• _REQUIRED WORK_
Everything from the first line of the data through the line with "import pandas as pd" is to be echoed exactly, minus the pictures.

• _SOURCE DATA_

● ● ●

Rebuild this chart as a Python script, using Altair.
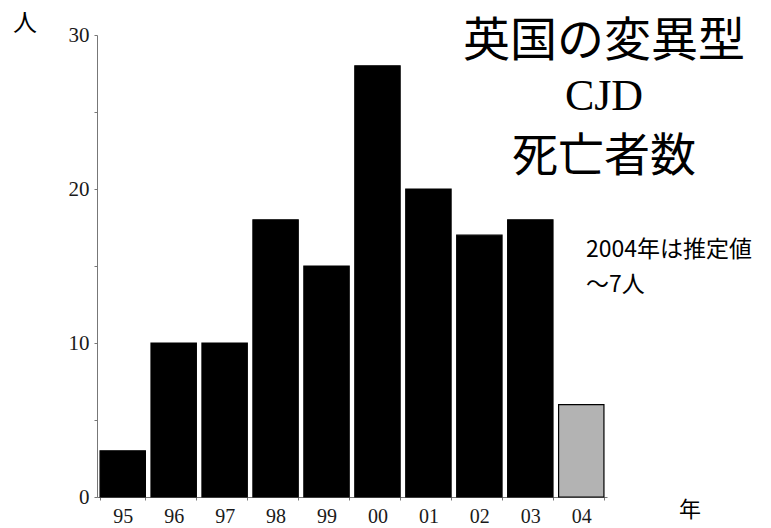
import altair as alt
import pandas as pd

# Annual deaths from variant CJD in the UK (2004 is an estimate)
years = ["95", "96", "97", "98", "99", "00", "01", "02", "03", "04"]
deaths = [3, 10, 10, 18, 15, 28, 20, 17, 18, 6]
kind = ["確定"] * 9 + ["推定"]

y_ticks = [0, 5, 10, 15, 20, 25, 30]

title_lines = ["英国の変異型", "CJD", "死亡者数"]
note_lines = ["2004年は推定値", "～7人"]
y_unit = "人"
x_unit = "年"

df = pd.DataFrame({"year": years, "deaths": deaths, "kind": kind})

W, H = 510, 462
SERIF = "Liberation Serif"
CJK = "Noto Sans CJK JP"

bars = alt.Chart(df).mark_bar(stroke="black", strokeWidth=1.2).encode(
    x=alt.X(
        "year:N",
        sort=years,
        scale=alt.Scale(paddingInner=0.11, paddingOuter=0.06),
        axis=alt.Axis(
            title=None,
            labelAngle=0,
            labelFont=SERIF,
            labelFontSize=20,
            labelColor="#1a1a1a",
            labelPadding=6,
            tickBand="extent",
            tickSize=3,
            tickColor="#777",
            domainColor="#777",
            grid=False,
        ),
    ),
    y=alt.Y(
        "deaths:Q",
        scale=alt.Scale(domain=[0, 30], nice=False),
        axis=alt.Axis(
            title=None,
            values=y_ticks,
            labelExpr="datum.value % 10 == 0 ? datum.label : ''",
            labelFont=SERIF,
            labelFontSize=21,
            labelColor="#1a1a1a",
            labelPadding=5,
            tickSize=3,
            tickColor="#777",
            domainColor="#777",
            grid=False,
        ),
    ),
    color=alt.Color(
        "kind:N",
        scale=alt.Scale(domain=["確定", "推定"], range=["#000000", "#b3b3b3"]),
        legend=None,
    ),
)


def label(text, x, y, size, font, align="center", baseline="middle", line_height=None):
    kw = dict(align=align, baseline=baseline, font=font, fontSize=size, color="black")
    if line_height is not None:
        kw["lineHeight"] = line_height
    return alt.Chart(pd.DataFrame({"t": [text]})).mark_text(**kw).encode(
        x=alt.value(x), y=alt.value(y), text="t:N"
    )


title_a = label(title_lines[0], 507, 7, 47, CJK)
title_b = label(title_lines[1], 507, 62, 44, SERIF)
title_c = label(title_lines[2], 507, 122, 46, CJK)
note = label(note_lines, 489, 215, 23, CJK, align="left", line_height=35)
unit_y = label(y_unit, -72, -11, 24, CJK)
unit_x = label(x_unit, 593, 475, 22, CJK)

chart = (
    alt.layer(bars, title_a, title_b, title_c, note, unit_y, unit_x)
    .properties(
        width=W,
        height=H,
        autosize=alt.AutoSizeParams(type="none"),
        padding={"left": 97, "top": 35, "right": 164, "bottom": 31},
        background="white",
    )
    .configure_view(stroke=None)
)

chart.save("out.html", embed_options={"renderer": "svg", "actions": False})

● ● ●

• _EXERCISE RESULT_
Rebuild this chart as a Python script, using Altair.
import altair as alt
import pandas as pd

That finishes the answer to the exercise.